* LISTING:
----------

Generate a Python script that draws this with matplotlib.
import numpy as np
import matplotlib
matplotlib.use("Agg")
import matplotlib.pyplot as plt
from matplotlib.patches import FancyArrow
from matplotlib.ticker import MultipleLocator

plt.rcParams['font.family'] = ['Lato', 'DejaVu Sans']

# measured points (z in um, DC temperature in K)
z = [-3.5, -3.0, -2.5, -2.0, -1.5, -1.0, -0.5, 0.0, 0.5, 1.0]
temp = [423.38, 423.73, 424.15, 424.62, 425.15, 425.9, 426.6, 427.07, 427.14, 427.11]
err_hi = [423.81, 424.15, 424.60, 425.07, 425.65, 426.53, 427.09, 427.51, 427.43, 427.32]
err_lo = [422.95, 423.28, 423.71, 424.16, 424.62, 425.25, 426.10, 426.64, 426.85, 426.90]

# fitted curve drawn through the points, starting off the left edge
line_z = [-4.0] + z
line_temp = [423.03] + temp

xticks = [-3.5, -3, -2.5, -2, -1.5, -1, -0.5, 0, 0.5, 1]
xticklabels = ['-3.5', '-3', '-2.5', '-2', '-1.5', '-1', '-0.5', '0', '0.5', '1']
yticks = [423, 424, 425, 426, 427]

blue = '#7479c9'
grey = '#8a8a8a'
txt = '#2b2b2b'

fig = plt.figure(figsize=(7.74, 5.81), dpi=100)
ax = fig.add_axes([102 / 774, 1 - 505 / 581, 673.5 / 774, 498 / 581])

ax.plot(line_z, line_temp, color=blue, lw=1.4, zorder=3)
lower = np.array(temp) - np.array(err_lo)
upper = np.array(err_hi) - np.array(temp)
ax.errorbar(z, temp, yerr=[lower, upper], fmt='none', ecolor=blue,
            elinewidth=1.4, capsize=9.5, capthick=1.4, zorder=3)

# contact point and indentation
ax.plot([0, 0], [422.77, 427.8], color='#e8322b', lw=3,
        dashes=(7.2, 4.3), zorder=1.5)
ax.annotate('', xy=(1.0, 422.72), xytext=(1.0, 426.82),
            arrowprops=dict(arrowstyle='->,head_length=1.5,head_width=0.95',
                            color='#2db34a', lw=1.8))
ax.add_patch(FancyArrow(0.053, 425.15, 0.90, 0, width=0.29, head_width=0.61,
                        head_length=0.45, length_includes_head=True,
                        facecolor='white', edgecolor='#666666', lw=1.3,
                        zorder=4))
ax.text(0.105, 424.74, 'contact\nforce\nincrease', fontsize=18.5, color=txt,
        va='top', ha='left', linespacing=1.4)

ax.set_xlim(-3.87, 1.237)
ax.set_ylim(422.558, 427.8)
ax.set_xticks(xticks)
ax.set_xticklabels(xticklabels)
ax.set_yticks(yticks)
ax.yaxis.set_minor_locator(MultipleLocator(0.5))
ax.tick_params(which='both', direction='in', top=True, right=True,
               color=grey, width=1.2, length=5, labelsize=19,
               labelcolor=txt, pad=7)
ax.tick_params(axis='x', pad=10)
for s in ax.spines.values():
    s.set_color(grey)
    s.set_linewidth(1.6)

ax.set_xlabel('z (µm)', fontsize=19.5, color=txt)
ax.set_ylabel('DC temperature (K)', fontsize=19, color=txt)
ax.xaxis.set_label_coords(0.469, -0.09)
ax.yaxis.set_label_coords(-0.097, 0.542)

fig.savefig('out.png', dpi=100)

----------

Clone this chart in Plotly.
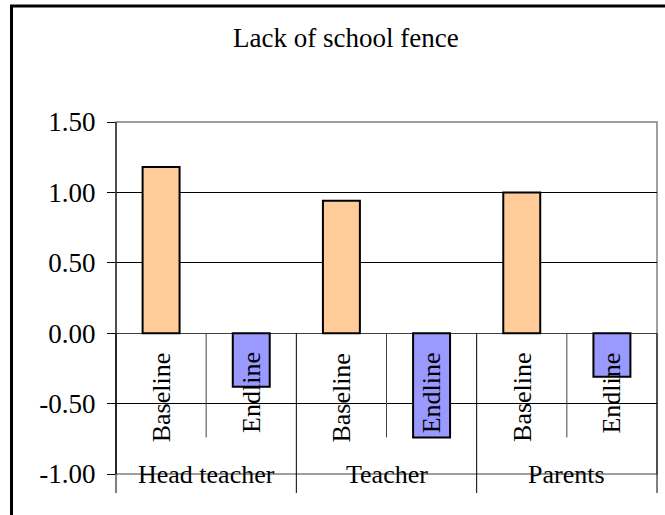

----------

* DIRECTIONS FOR THIS TASK:
Reproduce verbatim the lines above, from the line with "Generate a Python" through the line with "line_temp = [423.03] + temp".

* REPLY TO THE EXERCISE:
Generate a Python script that draws this with matplotlib.
import numpy as np
import matplotlib
matplotlib.use("Agg")
import matplotlib.pyplot as plt
from matplotlib.patches import FancyArrow
from matplotlib.ticker import MultipleLocator

plt.rcParams['font.family'] = ['Lato', 'DejaVu Sans']

# measured points (z in um, DC temperature in K)
z = [-3.5, -3.0, -2.5, -2.0, -1.5, -1.0, -0.5, 0.0, 0.5, 1.0]
temp = [423.38, 423.73, 424.15, 424.62, 425.15, 425.9, 426.6, 427.07, 427.14, 427.11]
err_hi = [423.81, 424.15, 424.60, 425.07, 425.65, 426.53, 427.09, 427.51, 427.43, 427.32]
err_lo = [422.95, 423.28, 423.71, 424.16, 424.62, 425.25, 426.10, 426.64, 426.85, 426.90]

# fitted curve drawn through the points, starting off the left edge
line_z = [-4.0] + z
line_temp = [423.03] + temp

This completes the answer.